Question

Block $A$ is placed on a rough wedge $B$ which is placed on a smooth surface. The wedge has angle of inclination of ${30}^o$ and is imparted a horizontal acceleration g towards right. Block $A$ is given an initial velocity $v_0$ along w.r.t. incline. Find the coefficient of friction for which block $A$ moves with constant velocity $v_0$ with respect to wedge $(g=10m/s^2)$.

• A. $\frac{(\sqrt{3}-1)}{(\sqrt{3}+1)}$
• B. $\frac{(\sqrt{2}-1)}{(\sqrt{2}+1)}$
• C. $\frac{(2-\sqrt{2})}{(2+\sqrt{2})}$
• D. $\frac{(3-\sqrt{3})}{(3+\sqrt{3})}$

Answer 1

The correct option is A $\frac{(\sqrt{3}-1)}{(\sqrt{3}+1)}$

As shown in fig.

$ma$ is pseudo force towars left.

If block A moves with constant velocity then net force is zero.

Force along the surface of bock B is;

$ma\cos \theta =f+mg\sin \theta$ ..................(1)
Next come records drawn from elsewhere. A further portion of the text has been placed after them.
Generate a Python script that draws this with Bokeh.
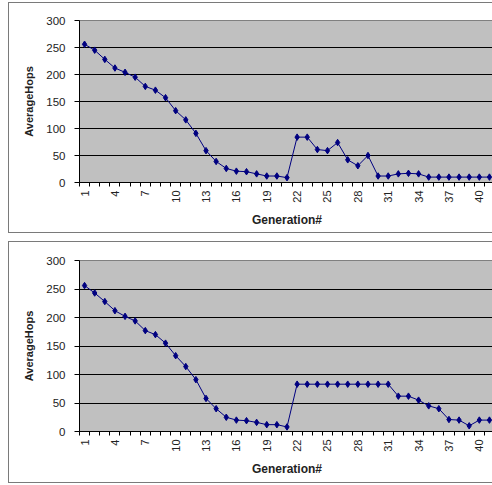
from bokeh.plotting import figure
from bokeh.layouts import column
from bokeh.models import FixedTicker, Range1d
from bokeh.embed import file_html
from bokeh.resources import INLINE

generations = [1, 2, 3, 4, 5, 6, 7, 8, 9, 10, 11, 12, 13, 14, 15, 16, 17, 18, 19, 20,
               21, 22, 23, 24, 25, 26, 27, 28, 29, 30, 31, 32, 33, 34, 35, 36, 37, 38, 39, 40, 41]

hops_top = [256, 245, 228, 212, 204, 195, 178, 171, 157, 133, 116, 91, 59, 39, 26, 21, 20,
            16, 12, 12, 9, 84, 84, 61, 59, 74, 42, 31, 50, 12, 12, 16, 17, 16, 10, 10,
            10, 10, 10, 10, 10]

hops_bottom = [256, 243, 228, 212, 202, 194, 177, 170, 155, 133, 114, 91, 58, 40, 25, 20, 19,
               16, 12, 12, 8, 83, 83, 83, 83, 83, 83, 83, 83, 83, 83, 62, 62, 55, 45, 40,
               21, 20, 10, 20, 20]

x_tick_labels = [1, 4, 7, 10, 13, 16, 19, 22, 25, 28, 31, 34, 37, 40]
y_ticks = [0, 50, 100, 150, 200, 250, 300]

FONT = "Liberation Sans"
NAVY = "#000080"
PANEL_BORDER = "1px solid #7a7a7a"


def make_chart(values, frame_h, top_pad, bottom_pad, margin):
    p = figure(width=484, height=top_pad + frame_h + bottom_pad,
               frame_width=414, frame_height=frame_h,
               min_border_left=70, min_border_right=0,
               min_border_top=top_pad, min_border_bottom=bottom_pad,
               x_range=Range1d(0.5, len(generations) + 0.5),
               y_range=Range1d(0, 300),
               output_backend="svg", toolbar_location=None,
               background_fill_color="#c0c0c0", border_fill_color="white",
               outline_line_color="#808080", outline_line_width=1)
    p.margin = margin
    p.styles = {"border-left": PANEL_BORDER, "border-top": PANEL_BORDER,
                "border-bottom": PANEL_BORDER}

    # grid
    p.xgrid.grid_line_color = None
    p.ygrid.ticker = FixedTicker(ticks=y_ticks)
    p.ygrid.grid_line_color = "black"
    p.ygrid.grid_line_width = 1

    # x axis (category style: ticks between categories)
    boundaries = [g - 0.5 for g in generations] + [generations[-1] + 0.5]
    p.xaxis.ticker = FixedTicker(ticks=x_tick_labels, minor_ticks=boundaries)
    p.xaxis.major_tick_out = 0
    p.xaxis.major_tick_in = 0
    p.xaxis.minor_tick_out = 4
    p.xaxis.minor_tick_in = 0
    p.xaxis.minor_tick_line_color = "black"
    p.xaxis.axis_line_color = "black"
    p.xaxis.major_label_orientation = 1.5708
    p.xaxis.major_label_standoff = 4
    p.xaxis.major_label_text_font = FONT
    p.xaxis.major_label_text_font_size = "11px"
    p.xaxis.major_label_text_color = "#222222"
    p.xaxis.axis_label = "Generation#"
    p.xaxis.axis_label_text_font = FONT
    p.xaxis.axis_label_text_font_style = "bold"
    p.xaxis.axis_label_text_font_size = "12px"
    p.xaxis.axis_label_text_color = "#222222"
    p.xaxis.axis_label_standoff = 7

    # y axis
    p.yaxis.ticker = FixedTicker(ticks=y_ticks)
    p.yaxis.major_tick_out = 5
    p.yaxis.major_tick_in = 0
    p.yaxis.minor_tick_out = 0
    p.yaxis.minor_tick_in = 0
    p.yaxis.axis_line_color = "black"
    p.yaxis.major_tick_line_color = "black"
    p.yaxis.major_label_standoff = 9
    p.yaxis.major_label_text_font = FONT
    p.yaxis.major_label_text_font_size = "11.5px"
    p.yaxis.major_label_text_color = "#222222"
    p.yaxis.axis_label = "AverageHops"
    p.yaxis.axis_label_text_font = FONT
    p.yaxis.axis_label_text_font_style = "bold"
    p.yaxis.axis_label_text_font_size = "11px"
    p.yaxis.axis_label_text_color = "#222222"
    p.yaxis.axis_label_standoff = 8

    p.line(generations, values, line_color=NAVY, line_width=1)
    p.scatter(generations, values, marker="diamond", size=6.5,
              fill_color=NAVY, line_color=NAVY)
    return p


top = make_chart(hops_top, 160, 17, 52, (2, 0, 0, 8))
bottom = make_chart(hops_bottom, 169, 18, 53, (8, 0, 0, 8))

layout = column(top, bottom, spacing=0)
open("out.html", "w").write(file_html(layout, INLINE))
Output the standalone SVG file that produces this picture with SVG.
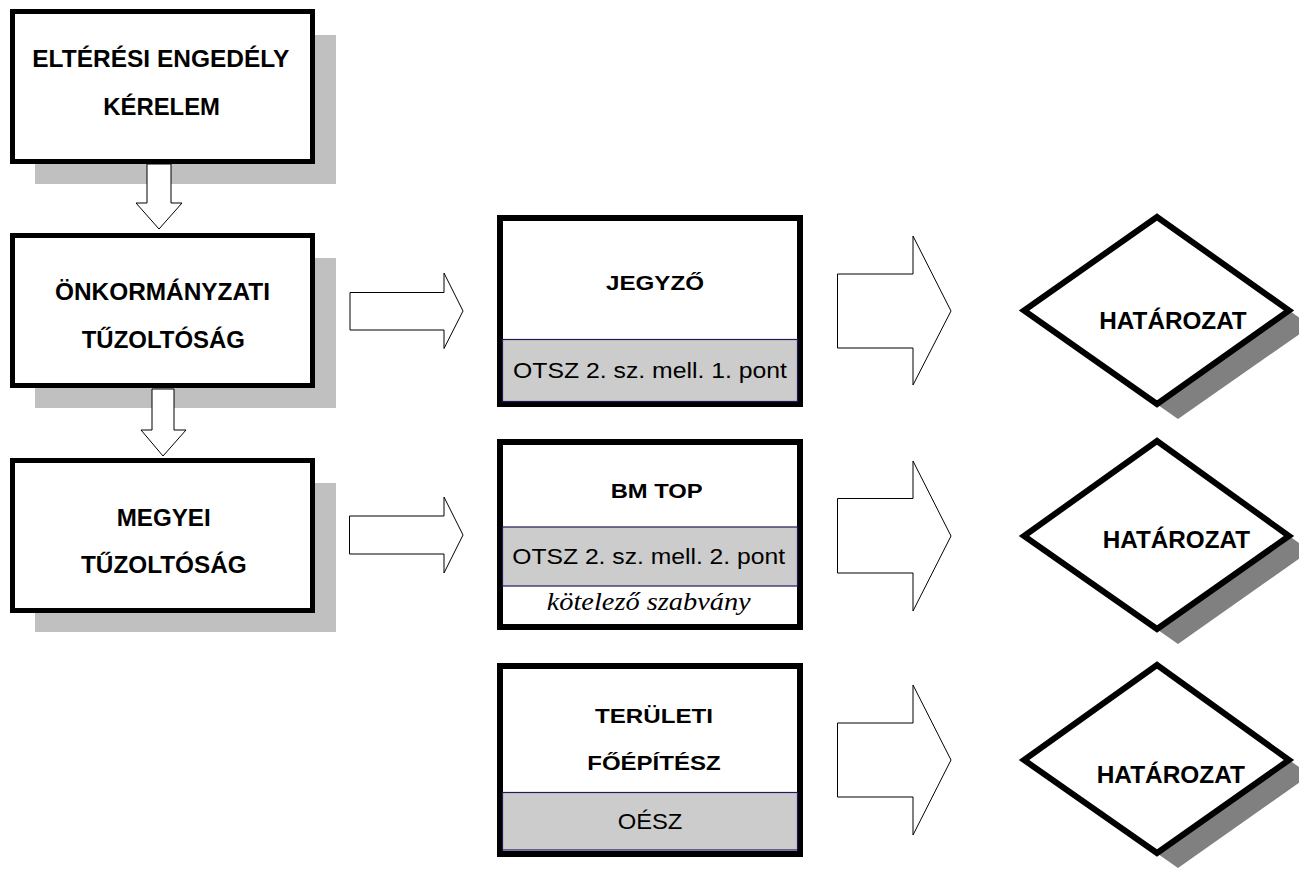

where $f-$ frictional force

force opposite to the movement of block A

Let $\mu =$ coefficient of frictional force

$N=ma\sin \theta +mg\cos \theta$

(1) becomes;

$ma\cos \theta =\mu (ma\sin \theta +mg\cos \theta )+mg\sin \theta$

where $a=g,\theta ={30}^{\circ }$

$mg\cos {30}^{\circ }=\mu (mg\sin {30}^{\circ }+mg\cos {30}^{\circ })+mg\sin {30}^{\circ }$

$g\left(\frac{\sqrt{3}}{2}\right)=\mu (\frac{g}{2}+\frac{\sqrt{3}g}{2})+\left(\frac{g}{2}\right)$

$\mu \left(\frac{1+\sqrt{3}}{2}\right)=\frac{\sqrt{3}-1}{2}$

$\mu =\frac{\sqrt{3}-1}{\sqrt{3}+1}$